___ Material ___
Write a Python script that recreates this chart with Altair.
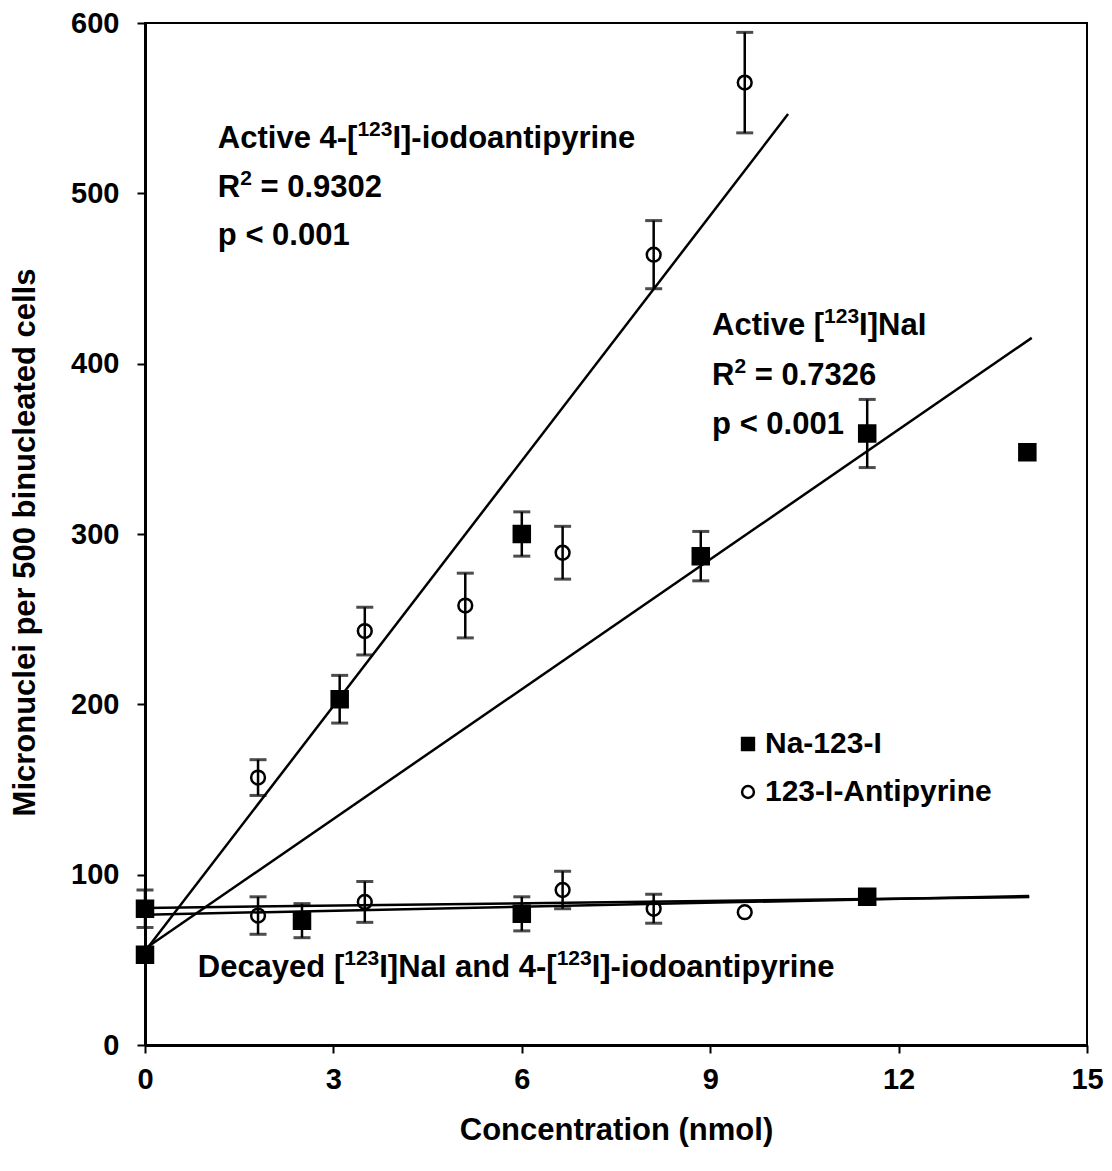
import altair as alt
import pandas as pd

FONT = "Liberation Sans"
TEXT_SIZE = 31
SUP_SIZE = 21
PLOT_W = 942
PLOT_H = 1022
X_MAX = 15

# Na-123-I (filled squares): concentration (nmol), micronuclei per 500 BN cells, error
na_conc = [0, 0, 2.5, 3.1, 6.0, 6.0, 8.85, 11.5, 11.5, 14.05]
na_mn = [80, 53, 73, 203, 300, 77, 287, 359, 87, 348]
na_err = [11, 0, 10, 14, 13, 10, 14.5, 20, 0, 0]

# 123-I-Antipyrine (open circles)
ap_conc = [1.8, 3.5, 5.1, 6.65, 8.1, 9.55, 1.8, 3.5, 6.65, 8.1, 9.55]
ap_mn = [157, 243, 258, 289, 464, 565, 76, 84, 91, 80, 78]
ap_err = [10.5, 14, 19, 15.5, 20, 29.5, 11, 12, 11, 8.5, 0]

# Linear regression fits: intercept, slope, upper end of the fitted range
fit_names = ["Active antipyrine", "Active NaI", "Decayed NaI", "Decayed antipyrine"]
fit_intercept = [55, 56.5, 80.5, 76.5]
fit_slope = [48.0, 25.4, 0.45, 0.78]
fit_xmax = [10.24, 14.12, 14.08, 14.08]

# Annotation lines: anchor (left edge, vertical centre) and text runs;
# runs flagged True are superscripts
note_x = [1.16, 1.16, 1.16, 9.03, 9.03, 9.03, 0.84]
note_y = [532, 503, 475, 422, 393, 364, 45]
note_runs = [
    [("Active 4-[", False), ("123", True), ("I]-iodoantipyrine", False)],
    [("R", False), ("2", True), (" = 0.9302", False)],
    [("p < 0.001", False)],
    [("Active [", False), ("123", True), ("I]NaI", False)],
    [("R", False), ("2", True), (" = 0.7326", False)],
    [("p < 0.001", False)],
    [("Decayed [", False), ("123", True), ("I]NaI and 4-[", False), ("123", True),
     ("I]-iodoantipyrine", False)],
]

series_names = ["Na-123-I", "123-I-Antipyrine"]

# Advance widths of the bold sans face (units per 1000 em), used to chain text runs
ADV = {" ": 278, "-": 333, "[": 333, "]": 333, ".": 278, "=": 584, "<": 584,
       "A": 722, "D": 722, "I": 278, "N": 722, "R": 722,
       "a": 556, "c": 556, "d": 611, "e": 556, "i": 278, "l": 278, "n": 611,
       "o": 611, "p": 611, "r": 389, "t": 333, "v": 556, "y": 556}
for digit in "0123456789":
    ADV[digit] = 556


def run_width(text, size):
    return sum(ADV.get(ch, 556) for ch in text) * size / 1000.0


pts = pd.DataFrame(
    {"conc": na_conc + ap_conc,
     "mn": na_mn + ap_mn,
     "err": na_err + ap_err,
     "series": [series_names[0]] * len(na_conc) + [series_names[1]] * len(ap_conc)}
)
pts["lo"] = pts["mn"] - pts["err"]
pts["hi"] = pts["mn"] + pts["err"]
bars = pts[pts["err"] > 0]

fit_rows = []
for n, b, m, xm in zip(fit_names, fit_intercept, fit_slope, fit_xmax):
    fit_rows.append({"fit": n, "conc": 0.0, "mn": b})
    fit_rows.append({"fit": n, "conc": xm, "mn": b + m * xm})
fits = pd.DataFrame(fit_rows)

# chain the runs of each line: pixel advance converted to x-axis units;
# leading blanks are turned into offset since SVG text drops them
px_per_unit = PLOT_W / X_MAX
run_rows = []
for x0, y0, runs in zip(note_x, note_y, note_runs):
    offset = 0.0
    for text, sup in runs:
        size = SUP_SIZE if sup else TEXT_SIZE
        body = text.lstrip(" ")
        lead = run_width(text[: len(text) - len(body)], size)
        run_rows.append({"conc": x0 + (offset + lead) / px_per_unit, "mn": y0,
                         "text": body, "sup": sup})
        offset += run_width(text, size)
runs_df = pd.DataFrame(run_rows)
normal_runs = runs_df[~runs_df["sup"]]
sup_runs = runs_df[runs_df["sup"]]

x_scale = alt.Scale(domain=[0, X_MAX], nice=False, zero=False)
y_scale = alt.Scale(domain=[0, 600], nice=False)

x_enc = alt.X(
    "conc:Q", scale=x_scale,
    axis=alt.Axis(
        values=[0, 3, 6, 9, 12, 15], format="d", title="Concentration (nmol)",
        grid=False, tickSize=8, tickWidth=2, tickColor="black",
        domainColor="black", domainWidth=3,
        labelFont=FONT, labelFontSize=29, labelFontWeight="bold", labelColor="black",
        labelPadding=12, labelFlush=False,
        titleFont=FONT, titleFontSize=31, titleFontWeight="bold", titleColor="black",
        titleX=471, titleY=85, titleBaseline="middle",
    ),
)
y_enc = alt.Y(
    "mn:Q", scale=y_scale,
    axis=alt.Axis(
        values=[0, 100, 200, 300, 400, 500, 600], format="d",
        title="Micronuclei per 500 binucleated cells",
        grid=False, tickSize=8, tickWidth=2, tickColor="black",
        domainColor="black", domainWidth=3,
        labelFont=FONT, labelFontSize=29, labelFontWeight="bold", labelColor="black",
        labelPadding=18, labelFlush=False,
        titleFont=FONT, titleFontSize=31, titleFontWeight="bold", titleColor="black",
        titleX=-120, titleY=519, titleAngle=-90, titleBaseline="middle", titleAlign="center",
    ),
)

lines = alt.Chart(fits).mark_line(color="black", strokeWidth=2.5, clip=False).encode(
    x=x_enc, y=y_enc, detail="fit:N"
)

err_rule = alt.Chart(bars).mark_rule(color="black", strokeWidth=2.5).encode(
    x="conc:Q", y="lo:Q", y2="hi:Q"
)
cap_lo = alt.Chart(bars).mark_tick(
    color="black", thickness=3, size=17, orient="horizontal"
).encode(x="conc:Q", y="lo:Q")
cap_hi = alt.Chart(bars).mark_tick(
    color="black", thickness=3, size=17, orient="horizontal"
).encode(x="conc:Q", y="hi:Q")

legend_cfg = alt.Legend(
    title=None, orient="none", legendX=588, legendY=706, padding=0,
    labelFont=FONT, labelFontSize=30, labelFontWeight="bold", labelColor="black",
    labelLimit=500, symbolSize=140, symbolStrokeWidth=2.5, symbolStrokeColor="black",
    rowPadding=18, labelOffset=2,
)

points = alt.Chart(pts).mark_point(strokeWidth=2.5, opacity=1, clip=False).encode(
    x="conc:Q",
    y="mn:Q",
    shape=alt.Shape(
        "series:N",
        scale=alt.Scale(domain=series_names, range=["square", "circle"]),
        legend=legend_cfg,
    ),
    fill=alt.Fill(
        "series:N",
        scale=alt.Scale(domain=series_names, range=["black", "transparent"]),
        legend=legend_cfg,
    ),
    stroke=alt.Stroke(
        "series:N",
        scale=alt.Scale(domain=series_names, range=["black", "black"]),
        legend=legend_cfg,
    ),
    size=alt.condition(alt.datum.series == series_names[0], alt.value(256), alt.value(190)),
)

text_main = alt.Chart(normal_runs).mark_text(
    align="left", baseline="middle", font=FONT, fontSize=TEXT_SIZE,
    fontWeight="bold", color="black",
).encode(x="conc:Q", y="mn:Q", text="text:N")
text_sup = alt.Chart(sup_runs).mark_text(
    align="left", baseline="middle", font=FONT, fontSize=SUP_SIZE,
    fontWeight="bold", color="black", dy=-9,
).encode(x="conc:Q", y="mn:Q", text="text:N")

chart = (
    alt.layer(lines, err_rule, cap_lo, cap_hi, points, text_main, text_sup)
    .properties(
        width=PLOT_W, height=PLOT_H,
        autosize=alt.AutoSizeParams(type="none"),
        padding={"left": 145, "top": 23, "right": 25, "bottom": 126},
        background="white",
    )
    .configure_view(stroke="black", strokeWidth=2)
)

chart.save("out.html", embed_options={"renderer": "svg", "actions": False})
___
Short task ->
Without the pictures, return the listing above from its first line through the line that has "11, 8.5, 0]".

Worked answer ->
Write a Python script that recreates this chart with Altair.
import altair as alt
import pandas as pd

FONT = "Liberation Sans"
TEXT_SIZE = 31
SUP_SIZE = 21
PLOT_W = 942
PLOT_H = 1022
X_MAX = 15

# Na-123-I (filled squares): concentration (nmol), micronuclei per 500 BN cells, error
na_conc = [0, 0, 2.5, 3.1, 6.0, 6.0, 8.85, 11.5, 11.5, 14.05]
na_mn = [80, 53, 73, 203, 300, 77, 287, 359, 87, 348]
na_err = [11, 0, 10, 14, 13, 10, 14.5, 20, 0, 0]

# 123-I-Antipyrine (open circles)
ap_conc = [1.8, 3.5, 5.1, 6.65, 8.1, 9.55, 1.8, 3.5, 6.65, 8.1, 9.55]
ap_mn = [157, 243, 258, 289, 464, 565, 76, 84, 91, 80, 78]
ap_err = [10.5, 14, 19, 15.5, 20, 29.5, 11, 12, 11, 8.5, 0]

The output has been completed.